C-Section Births May Be Influencing Human Evolution

Cesarean sections appear to do nothing but ease childbirth but it looks like the procedure may also affect human evolution.

A study published in the Proceedings of the National Academy of Sciences explored the long-standing evolutionary question why women's pelvis have not evolved to be wider to more easily accommodate fetus size, especially now that babies are being born larger.

According to Philipp Mitteroecker, from the department of theoretical biology at the University of Vienna, and colleagues, routine use of C-sections has reduced the rate of maternal deaths but has increased the rate of fetopelvic disproportion, or when a baby doesn't fit through their mother's birth canal.

C-Sections And Human Evolution

Larger babies are healthier babies so the prevalence of bigger newborns is a good thing. This points to improvements in health interventions for both mothers and offspring but the larger a baby is, the more difficult childbirth becomes.

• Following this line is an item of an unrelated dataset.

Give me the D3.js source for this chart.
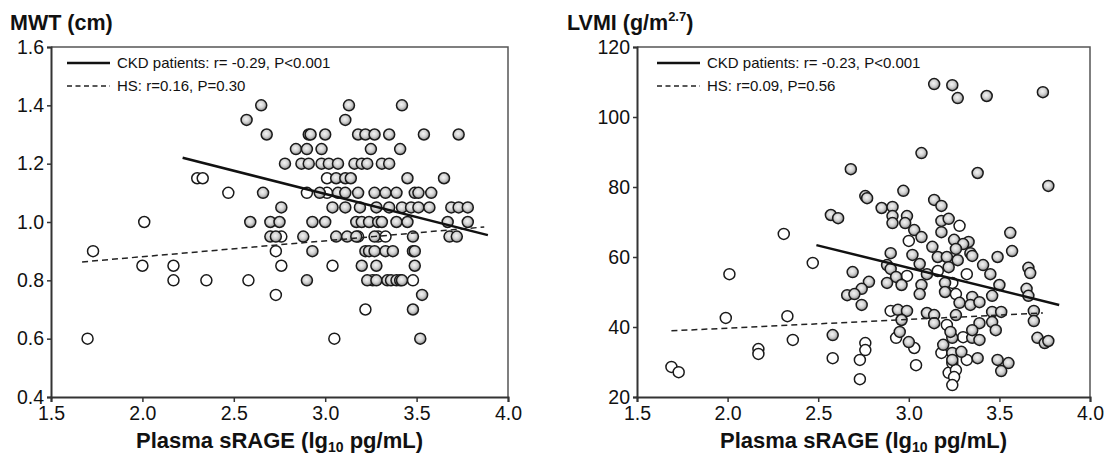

In the past, if a baby was too big to pass naturally through the birth canal, it would spell a disaster for both mother and child. Mitteroecker explained that is is selection from an evolutionary perspective.

"Women with a very narrow pelvis would not have survived birth 100 years ago. They do now and pass on their genes encoding for a narrow pelvis to their daughters," he said.

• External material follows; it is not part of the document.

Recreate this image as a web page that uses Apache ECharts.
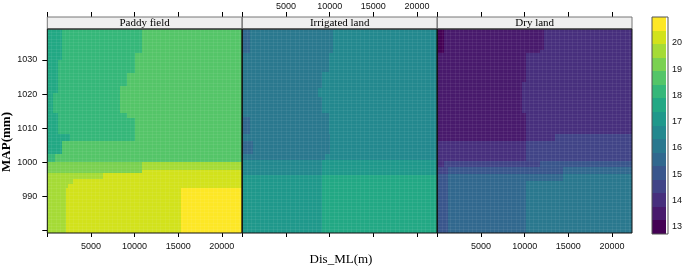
<!DOCTYPE html>
<html><head><meta charset="utf-8">
<script src="https://cdn.jsdelivr.net/npm/echarts@6/dist/echarts.min.js"></script>
<style>html,body{margin:0;padding:0;background:#fff}#c{width:685px;height:268px}</style>
</head><body><div id="c"></div>
<script>
// ---------------- data ----------------
const panelNames = ['Paddy field', 'Irrigated land', 'Dry land'];
const xTicks = [0, 5000, 10000, 15000, 20000];
const xTickLabels = [5000, 10000, 15000, 20000];
const yTicks = [980, 990, 1000, 1010, 1020, 1030];
const yTickLabels = [990, 1000, 1010, 1020, 1030];
const keyTicks = [13, 14, 15, 16, 17, 18, 19, 20];
const disRange = [0, 22300];
const mapRange = [979.2, 1039.1];
const zRange = [12.72, 20.99];
const nLevels = 16;
const gridStepDis = 500, gridStepMap = 1;
const viridis16 = ['#440154','#481A6C','#472F7D','#414487','#39568C','#31688E','#2A788E','#23888E',
                   '#1F988B','#22A884','#35B779','#54C568','#7AD151','#A5DB36','#D2E21B','#FDE725'];
// rows: [MAP low, MAP high, Dis_ML break points, predicted values between breaks]
const paddyRows = [
  [1032.1, 1039.1, [1700, 10870], [17.6, 18.2, 18.7]],
  [1030.0, 1032.1, [1700, 10030], [17.6, 18.2, 18.7]],
  [1026.2, 1030.0, [1220, 10030], [17.6, 18.2, 18.7]],
  [1022.4, 1026.2, [1220, 9160], [17.6, 18.2, 18.7]],
  [1020.3, 1022.4, [1220, 8320], [17.6, 18.2, 18.7]],
  [1014.4, 1020.3, [650, 8320], [17.6, 18.2, 18.7]],
  [1012.9, 1014.4, [1220, 9160], [17.6, 18.2, 18.7]],
  [1008.2, 1012.9, [1220, 10030], [17.6, 18.2, 18.7]],
  [1006.2, 1008.2, [2600, 10030], [17.6, 18.2, 18.7]],
  [1002.4, 1006.2, [1700], [17.6, 18.7]],
  [1000.0, 1002.4, [900], [18.2, 18.7]],
  [997.6, 1000.0, [10870], [19.2, 19.7]],
  [996.8, 997.6, [10870], [19.2, 20.2]],
  [995.0, 996.8, [6400], [19.7, 20.2]],
  [993.5, 995.0, [3000], [19.7, 20.2]],
  [992.3, 993.5, [2400], [19.7, 20.2]],
  [979.2, 992.3, [2100, 15300], [19.7, 20.2, 20.7]]
];
const irrigatedRows = [
  [1032.1, 1039.1, [870, 10400], [15.6, 16.1, 16.6]],
  [1026.5, 1032.1, [9940], [16.1, 16.6]],
  [1021.8, 1026.5, [9070], [16.1, 16.6]],
  [1019.1, 1021.8, [8680], [16.1, 16.6]],
  [1014.4, 1019.1, [9070], [16.1, 16.6]],
  [1013.2, 1014.4, [9940], [16.1, 16.6]],
  [1008.2, 1013.2, [870, 9940], [15.6, 16.1, 16.6]],
  [1006.2, 1008.2, [10020], [16.1, 16.6]],
  [1002.4, 1006.2, [1200, 10020], [15.6, 16.1, 16.6]],
  [1000.6, 1002.4, [9440], [16.1, 16.6]],
  [996.2, 1000.6, [9070], [16.6, 17.1]],
  [979.2, 996.2, [9070], [17.1, 17.6]]
];
const dryRows = [
  [1032.9, 1039.1, [760, 12200], [13.0, 13.5, 14.0]],
  [1032.1, 1032.9, [760, 11740], [13.0, 13.5, 14.0]],
  [1023.5, 1032.1, [10100], [13.5, 14.0]],
  [1014.4, 1023.5, [9640], [13.5, 14.0]],
  [1008.2, 1014.4, [10100], [13.5, 14.0]],
  [1006.2, 1008.2, [10100, 13430], [13.5, 14.0, 14.5]],
  [1000.3, 1006.2, [10100], [14.0, 14.5]],
  [998.5, 1000.3, [760, 11740], [14.0, 14.5, 15.0]],
  [996.5, 998.5, [1200, 14400], [14.5, 15.0, 15.6]],
  [994.4, 996.5, [1200, 10100, 14400], [15.0, 15.6, 15.6, 16.1]],
  [979.2, 994.4, [1200, 10100], [15.0, 15.6, 16.1]]
];
const panelRows = [paddyRows, irrigatedRows, dryRows];

// ---------------- build ----------------
function cellsFromRows(rows) {
  const out = [];
  rows.forEach(([lo, hi, brk, vals]) => {
    const edges = [disRange[0], ...brk, disRange[1]];
    for (let i = 0; i < vals.length; i++) out.push([edges[i], edges[i + 1], lo, hi, vals[i]]);
  });
  return out;
}
const step = (zRange[1] - zRange[0]) / nLevels;
const breaks = Array.from({length: nLevels + 1}, (_, k) => zRange[0] + k * step);
const pieces = viridis16.map((c, k) => ({gte: breaks[k], lt: breaks[k + 1] + (k === nLevels - 1 ? 1 : 0), color: c}));
const keyCells = viridis16.map((c, k) => [0, 1, breaks[k], breaks[k + 1], (breaks[k] + breaks[k + 1]) / 2]);

const L = [47.3, 242.4, 437.4], W = 194.6, T = 29, H = 204;
const CB = {left: 652, top: 17, width: 16, height: 217};
const sans = 'Liberation Sans, Arial, sans-serif';
const serif = 'Liberation Serif, Times New Roman, serif';

function renderCell(params, api) {
  const a = api.coord([api.value(0), api.value(3)]);
  const b = api.coord([api.value(1), api.value(2)]);
  const x0 = Math.round(a[0]), y0 = Math.round(a[1]), x1 = Math.round(b[0]), y1 = Math.round(b[1]);
  return {type: 'rect', shape: {x: x0, y: y0, width: x1 - x0, height: y1 - y0},
          style: {fill: api.visual('color')}};
}

const grids = L.map(l => ({left: l, top: T, width: W, height: H, containLabel: false}));
grids.push({left: CB.left, top: CB.top, width: CB.width, height: CB.height});

const tickStyle = {show: true, inside: false, length: 5, lineStyle: {color: '#000', width: 1}};
const lab = {fontSize: 9, color: '#111', fontFamily: sans, formatter: v => String(v)};
const seam = {show: true, lineStyle: {color: 'rgba(255,255,255,0.06)', width: 1}};
const xAxes = [], yAxes = [];
L.forEach((l, i) => {
  xAxes.push({gridIndex: i, type: 'value', position: 'bottom', min: disRange[0], max: disRange[1],
    axisLine: {show: false}, splitLine: {show: false},
    axisTick: Object.assign({customValues: xTicks}, tickStyle, {length: 4}),
    axisLabel: Object.assign({show: i !== 1, customValues: xTickLabels, margin: 9}, lab)});
  xAxes.push({gridIndex: i, type: 'value', position: 'top', offset: 12, min: disRange[0], max: disRange[1],
    axisLine: {show: false}, splitLine: {show: false},
    axisTick: Object.assign({customValues: xTicks}, tickStyle),
    axisLabel: Object.assign({show: i === 1, customValues: xTickLabels, margin: 6}, lab)});
  yAxes.push({gridIndex: i, type: 'value', position: i === 2 ? 'right' : 'left', min: mapRange[0], max: mapRange[1],
    axisLine: {show: false}, splitLine: {show: false},
    axisTick: Object.assign({customValues: yTicks}, tickStyle, {show: i !== 1}),
    axisLabel: Object.assign({show: i === 0, customValues: yTickLabels, margin: 10}, lab)});
});
xAxes.push({gridIndex: 3, type: 'value', min: 0, max: 1, show: false});
yAxes.push({gridIndex: 3, type: 'value', position: 'right', min: zRange[0], max: zRange[1],
  axisLine: {show: false}, splitLine: {show: false},
  axisTick: Object.assign({customValues: keyTicks}, tickStyle, {length: 4}),
  axisLabel: Object.assign({customValues: keyTicks, margin: 6}, lab)});
// faint cell seams of the prediction grid (drawn above the cells)
L.forEach((l, i) => {
  xAxes.push({gridIndex: i, type: 'value', position: 'bottom', z: 10, min: disRange[0], max: disRange[1],
    interval: gridStepDis, axisLine: {show: false}, axisTick: {show: false}, axisLabel: {show: false}, splitLine: seam});
  yAxes.push({gridIndex: i, type: 'value', position: 'left', z: 10, min: mapRange[0], max: mapRange[1],
    interval: gridStepMap, axisLine: {show: false}, axisTick: {show: false}, axisLabel: {show: false}, splitLine: seam});
});

const series = panelRows.map((rows, i) => ({
  type: 'custom', xAxisIndex: 2 * i, yAxisIndex: i, renderItem: renderCell,
  encode: {x: [0, 1], y: [2, 3]}, data: cellsFromRows(rows), silent: true, clip: true
}));
series.push({type: 'custom', xAxisIndex: 6, yAxisIndex: 3, renderItem: renderCell,
  encode: {x: [0, 1], y: [2, 3]}, data: keyCells, silent: true});

const graphics = [];
L.forEach((l, i) => {
  graphics.push({type: 'rect', z: 100, shape: {x: l, y: 17, width: W, height: 12},
    style: {fill: '#efefef', stroke: '#777', lineWidth: 1}});
  graphics.push({type: 'text', z: 101, x: l + W / 2, y: 23.5,
    style: {text: panelNames[i], font: '11px ' + serif, fill: '#000', align: 'center', verticalAlign: 'middle'}});
  graphics.push({type: 'rect', z: 100, shape: {x: l, y: T, width: W, height: H},
    style: {fill: 'none', stroke: '#111', lineWidth: 1}});
});
graphics.push({type: 'rect', z: 100, shape: {x: CB.left, y: CB.top, width: CB.width, height: CB.height},
  style: {fill: 'none', stroke: '#555', lineWidth: 1}});
graphics.push({type: 'text', z: 101, x: 341, y: 260,
  style: {text: 'Dis_ML(m)', font: '13px ' + serif, fill: '#000', align: 'center', verticalAlign: 'middle'}});
graphics.push({type: 'text', z: 101, x: 7, y: 142, rotation: Math.PI / 2,
  style: {text: 'MAP(mm)', font: 'bold 13px ' + serif, fill: '#000', align: 'center', verticalAlign: 'middle'}});

const chart = echarts.init(document.getElementById('c'), null, {renderer: 'canvas'});
chart.setOption({
  animation: false,
  backgroundColor: '#fff',
  grid: grids, xAxis: xAxes, yAxis: yAxes,
  visualMap: {type: 'piecewise', show: false, dimension: 4, seriesIndex: [0, 1, 2, 3], pieces: pieces},
  series: series,
  graphic: graphics
});
</script></body></html>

Based on their estimates, the researchers put global cases of fetopelvic disproportion as occurring in about 3 percent, or 30, for every 1,000 births. However, this rate has gone up in the last 50 or 60 years, jumping to 3.3 to 3.6 percent, or as many as 36, in every 1,000 births.

Mitteroecker and colleagues are concerned about the future. With the original rate already up 10 to 20 percent due to C-sections' evolutionary effect, it leaves a pressing question of what's the future rate going to be like.

The researchers clarified that they are not criticizing medical intervention but do want to acknowledge that C-sections have an evolutionary effect. And while more babies may be born via C-section in the future, the researchers don't think that there will come a day when every baby will have to be delivered with the procedure.

For the study, Mitteroecker was joined by Simon Huttegger, Barbara Fischer and Mihaela Pavlicev.

Cesarean Births Statistics

According to the National Center for Health Statistics, there were 3.978 million births in the United States in 2015, a figure one percent less from last year's. The rate for cesarean deliveries actually dropped to 32 percent for 2015, with overall and low-risk cases of C-sections declining for the third year in the row.